Modi in Japan
Narendra ModiREUTERS/Yuya Shino

All ears will be voluntarily or compulsorily glued to Prime Minister Narendra Modi's address on Friday on the occasion of Teachers' Day, and for students, the whole exercise is likely to turn into a dreaded, imposed classroom session instead of an inspiring speech.

A huge controversy had erupted over the HRD ministry's unequivocal directive to schools across the country – make watching of the live telecast of PM's address mandatory. While the ministry buckled under severe criticism for its dictatorial demand and left it to schools to decide, it has still gone ahead to issue directives to education secretaries of all states that it will check on how many schools and students followed Modi's address.

For students, of course, Modi will come across as nothing short of the caricatured 'Big Boss', who, in his popular baritone voice, directs 'inmates' in a reality show to follow his every word.

In several schools, students have been warned about 'strict action' if they fail to attend the speech, while in some schools, students will have to take copious notes as Modi speaks, as the management has decided to test them on the speech.

The Bal Bharati Public School in Noida has asked students of Class 3 to Class 12 to pay close attention to the 'key points' of the PM's address, as they will be evaluated on it in the upcoming examinations, The Indian Express reported.

The principal of the school justified the decision to test students on the PM's address as the only way to "force students to think about the PM's vision".
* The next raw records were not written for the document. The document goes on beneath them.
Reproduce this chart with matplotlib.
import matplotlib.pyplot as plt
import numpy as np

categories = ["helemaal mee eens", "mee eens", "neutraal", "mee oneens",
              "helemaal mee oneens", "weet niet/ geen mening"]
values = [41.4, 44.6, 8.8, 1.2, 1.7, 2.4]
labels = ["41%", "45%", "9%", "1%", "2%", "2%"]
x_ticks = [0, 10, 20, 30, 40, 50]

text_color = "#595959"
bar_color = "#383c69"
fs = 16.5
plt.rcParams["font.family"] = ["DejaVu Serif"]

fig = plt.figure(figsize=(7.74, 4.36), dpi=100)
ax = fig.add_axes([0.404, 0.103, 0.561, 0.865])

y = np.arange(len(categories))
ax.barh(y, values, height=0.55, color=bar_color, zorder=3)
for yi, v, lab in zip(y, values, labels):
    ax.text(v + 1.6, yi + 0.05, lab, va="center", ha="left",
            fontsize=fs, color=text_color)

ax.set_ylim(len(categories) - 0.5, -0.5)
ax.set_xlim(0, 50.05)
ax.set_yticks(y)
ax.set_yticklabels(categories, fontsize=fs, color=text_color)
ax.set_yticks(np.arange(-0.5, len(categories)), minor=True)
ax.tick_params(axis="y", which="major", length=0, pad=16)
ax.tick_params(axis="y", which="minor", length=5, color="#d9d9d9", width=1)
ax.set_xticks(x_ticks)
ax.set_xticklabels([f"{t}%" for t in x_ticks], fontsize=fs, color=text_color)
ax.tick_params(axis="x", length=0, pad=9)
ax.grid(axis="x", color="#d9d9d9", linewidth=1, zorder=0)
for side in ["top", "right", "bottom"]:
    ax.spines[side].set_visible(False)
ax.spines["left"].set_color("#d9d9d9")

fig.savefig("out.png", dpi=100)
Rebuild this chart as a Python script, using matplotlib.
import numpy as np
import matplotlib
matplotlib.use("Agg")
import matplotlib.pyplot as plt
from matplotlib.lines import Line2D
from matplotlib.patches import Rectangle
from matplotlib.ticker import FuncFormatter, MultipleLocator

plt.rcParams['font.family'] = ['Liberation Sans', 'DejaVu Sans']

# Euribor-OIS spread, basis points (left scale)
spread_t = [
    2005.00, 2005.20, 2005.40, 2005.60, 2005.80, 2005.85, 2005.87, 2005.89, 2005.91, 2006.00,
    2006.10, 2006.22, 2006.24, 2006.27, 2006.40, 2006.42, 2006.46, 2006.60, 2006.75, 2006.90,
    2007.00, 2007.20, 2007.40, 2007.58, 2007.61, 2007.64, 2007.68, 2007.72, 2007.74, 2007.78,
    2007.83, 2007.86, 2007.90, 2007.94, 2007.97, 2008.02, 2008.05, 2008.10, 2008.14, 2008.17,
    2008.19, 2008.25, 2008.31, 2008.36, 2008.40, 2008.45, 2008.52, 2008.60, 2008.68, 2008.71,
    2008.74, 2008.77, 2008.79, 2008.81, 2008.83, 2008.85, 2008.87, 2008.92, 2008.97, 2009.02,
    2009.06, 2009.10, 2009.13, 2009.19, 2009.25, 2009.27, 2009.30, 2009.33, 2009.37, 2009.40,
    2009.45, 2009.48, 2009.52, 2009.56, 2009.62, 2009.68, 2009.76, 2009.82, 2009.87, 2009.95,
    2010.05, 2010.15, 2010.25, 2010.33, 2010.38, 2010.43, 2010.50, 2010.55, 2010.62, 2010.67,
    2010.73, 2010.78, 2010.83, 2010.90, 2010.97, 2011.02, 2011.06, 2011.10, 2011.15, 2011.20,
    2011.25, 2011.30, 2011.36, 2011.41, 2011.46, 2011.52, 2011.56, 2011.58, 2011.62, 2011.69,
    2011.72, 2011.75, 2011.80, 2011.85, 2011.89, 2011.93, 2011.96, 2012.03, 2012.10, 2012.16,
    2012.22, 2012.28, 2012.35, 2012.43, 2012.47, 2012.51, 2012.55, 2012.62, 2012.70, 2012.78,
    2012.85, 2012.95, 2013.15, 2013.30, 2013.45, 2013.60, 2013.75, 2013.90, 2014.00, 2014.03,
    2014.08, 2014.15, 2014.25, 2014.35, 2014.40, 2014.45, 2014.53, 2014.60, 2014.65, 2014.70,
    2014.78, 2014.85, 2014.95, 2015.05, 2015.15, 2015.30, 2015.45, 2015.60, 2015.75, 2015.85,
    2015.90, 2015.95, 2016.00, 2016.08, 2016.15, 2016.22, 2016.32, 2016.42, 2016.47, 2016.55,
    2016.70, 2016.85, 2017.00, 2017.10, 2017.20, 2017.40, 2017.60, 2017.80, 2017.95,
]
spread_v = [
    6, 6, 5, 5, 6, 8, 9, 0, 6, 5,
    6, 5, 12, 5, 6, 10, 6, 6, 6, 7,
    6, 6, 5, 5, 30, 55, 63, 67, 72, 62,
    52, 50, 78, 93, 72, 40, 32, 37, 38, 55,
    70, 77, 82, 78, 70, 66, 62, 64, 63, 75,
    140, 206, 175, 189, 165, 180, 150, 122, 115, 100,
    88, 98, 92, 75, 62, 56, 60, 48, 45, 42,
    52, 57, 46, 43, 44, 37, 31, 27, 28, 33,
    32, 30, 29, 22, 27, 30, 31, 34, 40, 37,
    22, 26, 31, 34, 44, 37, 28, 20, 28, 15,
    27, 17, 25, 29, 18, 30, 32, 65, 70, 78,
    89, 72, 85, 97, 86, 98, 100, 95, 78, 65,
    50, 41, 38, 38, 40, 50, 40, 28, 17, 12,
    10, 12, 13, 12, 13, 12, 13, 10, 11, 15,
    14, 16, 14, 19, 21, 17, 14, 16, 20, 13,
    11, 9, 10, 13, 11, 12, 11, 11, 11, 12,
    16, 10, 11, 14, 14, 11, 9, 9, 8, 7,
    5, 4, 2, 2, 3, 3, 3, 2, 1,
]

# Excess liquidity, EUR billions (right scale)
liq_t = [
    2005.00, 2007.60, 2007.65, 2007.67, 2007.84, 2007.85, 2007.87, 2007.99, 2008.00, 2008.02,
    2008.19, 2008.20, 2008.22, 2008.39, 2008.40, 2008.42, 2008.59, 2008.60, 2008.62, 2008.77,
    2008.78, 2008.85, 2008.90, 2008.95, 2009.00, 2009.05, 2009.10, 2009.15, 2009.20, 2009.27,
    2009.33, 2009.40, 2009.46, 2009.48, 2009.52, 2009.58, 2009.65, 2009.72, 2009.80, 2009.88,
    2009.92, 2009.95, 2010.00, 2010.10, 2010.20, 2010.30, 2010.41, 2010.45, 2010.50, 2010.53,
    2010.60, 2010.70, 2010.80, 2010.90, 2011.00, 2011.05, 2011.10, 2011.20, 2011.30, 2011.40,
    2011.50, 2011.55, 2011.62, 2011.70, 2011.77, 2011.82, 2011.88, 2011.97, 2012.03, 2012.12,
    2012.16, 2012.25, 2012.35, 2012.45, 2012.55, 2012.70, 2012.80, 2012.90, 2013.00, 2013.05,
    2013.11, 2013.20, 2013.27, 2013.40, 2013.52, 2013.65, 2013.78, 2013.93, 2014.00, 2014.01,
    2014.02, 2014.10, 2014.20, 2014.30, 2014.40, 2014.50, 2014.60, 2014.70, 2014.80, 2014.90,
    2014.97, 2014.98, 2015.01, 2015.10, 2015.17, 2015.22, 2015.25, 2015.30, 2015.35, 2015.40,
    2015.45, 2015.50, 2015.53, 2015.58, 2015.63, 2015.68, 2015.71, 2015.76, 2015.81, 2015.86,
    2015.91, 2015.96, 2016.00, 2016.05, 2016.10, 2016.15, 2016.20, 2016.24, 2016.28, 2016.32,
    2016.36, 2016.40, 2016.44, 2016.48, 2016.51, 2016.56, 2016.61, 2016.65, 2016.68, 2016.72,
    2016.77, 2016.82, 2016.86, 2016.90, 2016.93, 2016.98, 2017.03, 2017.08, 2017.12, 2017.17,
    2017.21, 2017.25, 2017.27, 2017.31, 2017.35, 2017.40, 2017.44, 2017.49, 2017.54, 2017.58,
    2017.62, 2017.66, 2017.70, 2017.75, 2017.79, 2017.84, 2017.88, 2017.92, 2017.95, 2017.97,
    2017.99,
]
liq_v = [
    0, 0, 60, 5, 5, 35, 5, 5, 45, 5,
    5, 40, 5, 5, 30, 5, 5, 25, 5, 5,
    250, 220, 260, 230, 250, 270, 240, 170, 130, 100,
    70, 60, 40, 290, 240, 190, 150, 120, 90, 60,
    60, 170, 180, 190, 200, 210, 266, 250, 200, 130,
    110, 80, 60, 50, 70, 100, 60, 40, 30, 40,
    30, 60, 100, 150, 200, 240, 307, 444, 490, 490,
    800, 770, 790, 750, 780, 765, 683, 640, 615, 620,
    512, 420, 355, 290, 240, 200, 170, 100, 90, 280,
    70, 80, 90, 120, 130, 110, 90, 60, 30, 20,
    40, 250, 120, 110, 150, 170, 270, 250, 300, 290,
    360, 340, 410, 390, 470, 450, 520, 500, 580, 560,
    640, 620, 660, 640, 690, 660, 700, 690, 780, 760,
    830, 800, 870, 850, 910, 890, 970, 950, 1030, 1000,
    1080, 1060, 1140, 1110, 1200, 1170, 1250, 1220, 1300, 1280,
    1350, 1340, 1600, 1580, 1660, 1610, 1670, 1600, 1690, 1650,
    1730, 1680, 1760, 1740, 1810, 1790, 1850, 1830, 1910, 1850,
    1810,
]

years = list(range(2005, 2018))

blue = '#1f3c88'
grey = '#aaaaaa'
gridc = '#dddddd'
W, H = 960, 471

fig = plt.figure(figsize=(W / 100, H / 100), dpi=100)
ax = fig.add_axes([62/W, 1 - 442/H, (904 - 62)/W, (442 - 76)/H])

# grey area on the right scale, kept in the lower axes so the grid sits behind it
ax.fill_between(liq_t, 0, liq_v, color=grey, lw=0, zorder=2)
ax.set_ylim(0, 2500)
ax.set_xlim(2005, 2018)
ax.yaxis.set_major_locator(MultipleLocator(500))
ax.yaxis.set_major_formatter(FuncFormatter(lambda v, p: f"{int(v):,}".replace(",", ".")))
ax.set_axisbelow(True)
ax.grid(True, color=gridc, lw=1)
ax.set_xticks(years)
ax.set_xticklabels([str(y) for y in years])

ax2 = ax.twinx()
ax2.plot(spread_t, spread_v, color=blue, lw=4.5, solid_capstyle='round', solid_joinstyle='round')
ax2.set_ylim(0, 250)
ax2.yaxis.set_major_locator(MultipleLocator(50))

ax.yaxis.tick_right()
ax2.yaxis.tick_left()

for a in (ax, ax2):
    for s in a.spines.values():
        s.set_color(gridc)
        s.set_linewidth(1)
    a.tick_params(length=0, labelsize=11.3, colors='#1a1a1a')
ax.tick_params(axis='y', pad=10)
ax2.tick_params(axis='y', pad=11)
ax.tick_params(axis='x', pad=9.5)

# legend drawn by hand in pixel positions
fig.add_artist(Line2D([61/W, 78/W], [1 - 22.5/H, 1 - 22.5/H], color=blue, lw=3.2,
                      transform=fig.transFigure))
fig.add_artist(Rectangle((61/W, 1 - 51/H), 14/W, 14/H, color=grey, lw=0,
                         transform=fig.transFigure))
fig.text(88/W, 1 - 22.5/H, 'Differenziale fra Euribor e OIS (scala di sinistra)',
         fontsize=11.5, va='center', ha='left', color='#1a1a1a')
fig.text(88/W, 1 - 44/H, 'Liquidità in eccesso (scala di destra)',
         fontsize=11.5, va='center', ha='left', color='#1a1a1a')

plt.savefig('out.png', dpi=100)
"These days, students understand the language of examinations and marks only, so I decided to test them on the PM's speech. I think this will help them assess their listening abilities also and force them to think on the PM's stand on various issues of national importance," principal Asha Prabhakar told IE.

The speech, of course, is expected to be ridden with patriotic messages.

Addressing students on Teachers' Day is said to be Modi's preferred way of directing children towards 'nation-building', and this time, he even had a few lessons for school teachers – encourage students to think about the nation.

In an email that he sent out to school teachers, Modi has exhorted them to "encourage students to think critically about broader issues concerning our Nation, society and the environment... Lessons in good citizenship inculcated at a young age will go a long way in creating a better society. I hope I can count on your support to make a beginning this Teachers' Day," as reported by The Times of India.

This is, however, not the first time that Modi has directed schools to ensure students key into his every word during the Teachers' Day address. Even during his tenure as the Gujarat Chief Minister, Modi had made it mandatory for schools across the state to view his address, The Economic Times reported.

For students across the country, this Teachers' Day could be their first sample of the controversial 'Gujarat model'.